Land tax drop shock

WITH Sydney residential land values experiencing a decrease of 6.7 per cent, property owners will no doubt breathe a sigh of relief when their land tax assessment bill from Revenue NSW arrives this month.

However, several real estate agents have warned that the relief will be short-lived as the Federal Government reins in inflation and property prices bounce back this year.
Rodi Realty’s Brett Dubos said the land tax reduction is a small win but he believes the market will definitely “even out” this year.
“It’s a great time to sell and buy but vendors need to be realistic in their expectations,” he said.
“Just because your neighbour thinks your property is worth a certain amount, doesn’t mean the market agrees.”
Laing & Simmons Auburn Lidcombe’s Themy Panagiotidis said despite it being only January, there was plenty of market activity.

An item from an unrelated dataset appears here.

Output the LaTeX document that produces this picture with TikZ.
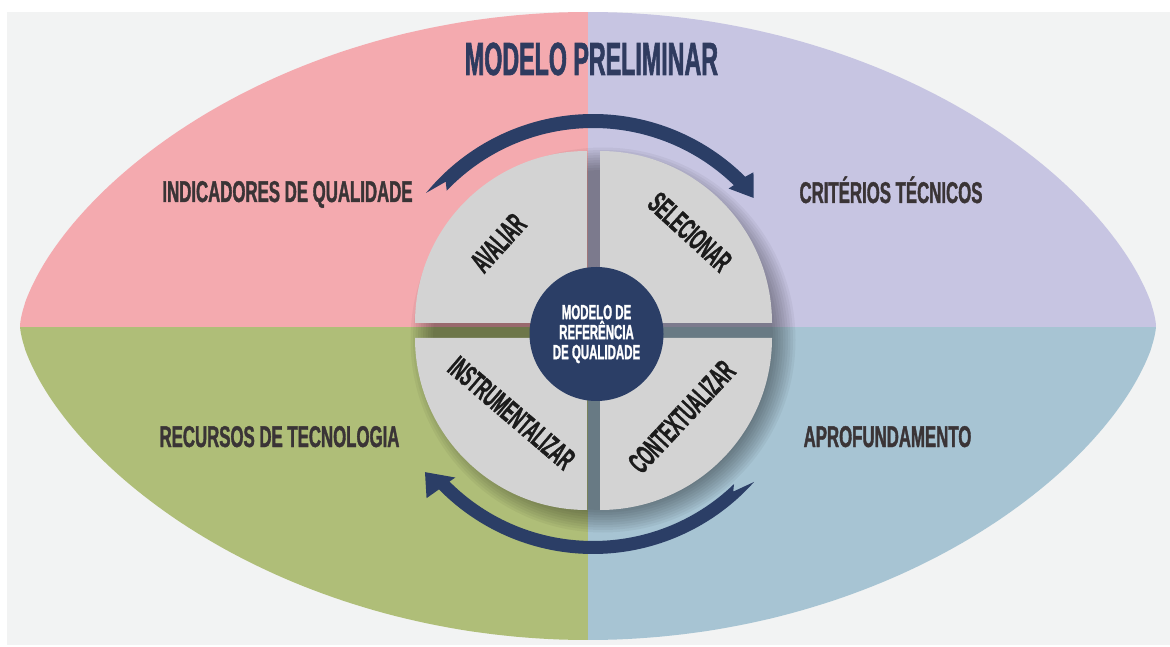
\documentclass[tikz,border=0pt]{standalone}
\usepackage{fontspec}
\usetikzlibrary{calc}
\newfontfamily\bebas[FakeStretch=0.56,FakeBold=1.2]{Liberation Sans}
\newfontfamily\bebasn[FakeStretch=0.5,FakeBold=1.2]{Liberation Sans}
\definecolor{bggray}{HTML}{F2F3F3}
\definecolor{qpink}{HTML}{F4AAAF}
\definecolor{qlav}{HTML}{C7C5E2}
\definecolor{qgreen}{HTML}{AFBE78}
\definecolor{qblue}{HTML}{A7C4D3}
\definecolor{disk}{HTML}{D3D3D3}
\definecolor{navy}{HTML}{2B3E66}
\definecolor{titlec}{HTML}{2F3B5F}
\definecolor{labc}{HTML}{3A3436}
\definecolor{rotc}{HTML}{1B1B1B}
\tikzset{
  quadlabel/.style={text=labc, font=\bebas\bfseries\fontsize{30}{30}\selectfont, anchor=base, inner sep=0pt},
  steplabel/.style={text=rotc, font=\bebasn\bfseries\fontsize{30.5}{30}\selectfont, inner sep=0pt},
  quarter/.style={fill=disk},
  cyclearrow/.style={fill=navy}
}
\begin{document}
\begin{tikzpicture}[x=1pt,y=1pt]
\useasboundingbox (0,0) rectangle (1170,646);
\fill[white] (0,0) rectangle (1170,646);
\fill[bggray] (7,1) rectangle (1170,634);
% lens with four coloured quadrants
\begin{scope}
\clip plot[domain=0:180,samples=160,variable=\t] ({588+568*cos(\t)},{320+314*(sin(\t)+0.00001)^1.3})
   -- plot[domain=180:360,samples=160,variable=\t] ({588+568*cos(\t)},{320-314*(abs(sin(\t))+0.00001)^1.3}) -- cycle;
\fill[qpink] (0,319) rectangle (588,646);
\fill[qlav] (588,319) rectangle (1170,646);
\fill[qgreen] (0,0) rectangle (588,319);
\fill[qblue] (588,0) rectangle (1170,319);
\end{scope}
% title
\node[text=titlec, font=\bebasn\bfseries\fontsize{46.5}{46}\selectfont, anchor=base, inner sep=0pt] (title) at (591.5,571) {MODELO PRELIMINAR};
% quadrant labels
\node[quadlabel] (ind) at (287.5,444) {INDICADORES DE QUALIDADE};
\node[quadlabel] (crit) at (891,443) {CRITÉRIOS TÉCNICOS};
\node[quadlabel] (rec) at (279.5,199) {RECURSOS DE TECNOLOGIA};
\node[quadlabel] (apro) at (887.5,199) {APROFUNDAMENTO};
% drop shadow of the disc
\foreach \i in {0,...,9} {
  \fill[black,opacity=0.045] (603,306) circle ({170+2.5*\i});
}
% four quarters of the disc
\fill[quarter] (587,323) -- ++(90:172) arc[start angle=90,end angle=180,radius=172] -- cycle;
\fill[quarter] (600,323) -- ++(0:172) arc[start angle=0,end angle=90,radius=172] -- cycle;
\fill[quarter] (587,308) -- ++(180:172) arc[start angle=180,end angle=270,radius=172] -- cycle;
\fill[quarter] (600,308) -- ++(270:172) arc[start angle=270,end angle=360,radius=172] -- cycle;
% step labels
\node[steplabel, rotate=48] (aval) at (498.3,403) {AVALIAR};
\node[steplabel, rotate=-42.5] (sel) at (690,414) {SELECIONAR};
\node[steplabel, rotate=-40.5] (inst) at (511.7,233) {INSTRUMENTALIZAR};
\node[steplabel, rotate=47] (cont) at (681.7,229.3) {CONTEXTUALIZAR};
% centre
\node[circle, fill=navy, minimum size=134pt, inner sep=0pt] (core) at (596.5,312) {};
\node[text=white, align=center, font=\bebas\bfseries\fontsize{20.5}{20}\selectfont, inner sep=0pt] (coretext) at (core.center) {MODELO DE\\REFERÊNCIA\\DE QUALIDADE};
% cycle arrows
\coordinate (ct) at (593,316);
\coordinate (cb) at (593,308);
\fill[cyclearrow] ($(ct)+(140.6:216)$) arc[start angle=140.6,end angle=45.2,radius=216]
  -- ($(ct)+(44.5:225)$) -- ($(ct)+(39.4:208)$) -- ($(ct)+(46.2:196)$) -- ($(ct)+(45.8:202)$)
  arc[start angle=45.8,end angle=136.4,radius=202] -- ($(ct)+(134.8:209)$) -- cycle;
\fill[cyclearrow] ($(cb)+(-41.8:216)$) arc[start angle=-41.8,end angle=-135.5,radius=216]
  -- ($(cb)+(-136.1:231)$) -- ($(cb)+(-141.4:215)$) -- ($(cb)+(-134.6:196)$) -- ($(cb)+(-135:203)$)
  arc[start angle=-135,end angle=-46,radius=203] -- ($(cb)+(-47.6:208)$) -- cycle;
\end{tikzpicture}
\end{document}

“We’re seeing a lot more first home buyers coming onto the market which is great,” he said.
Colleague Costi D’Bais agreed.
“I just sold a one-bedroom unit for $450,00 which would have fetched $380,000 a year ago so land values may be less but the market is still strong and people are prepared to pay top dollar,” he said.
Land value is the value of the land only. It does not include the value of a home or other structure. Property sales are the most important factor valuers consider when determining land values, according to the Valuer General NSW.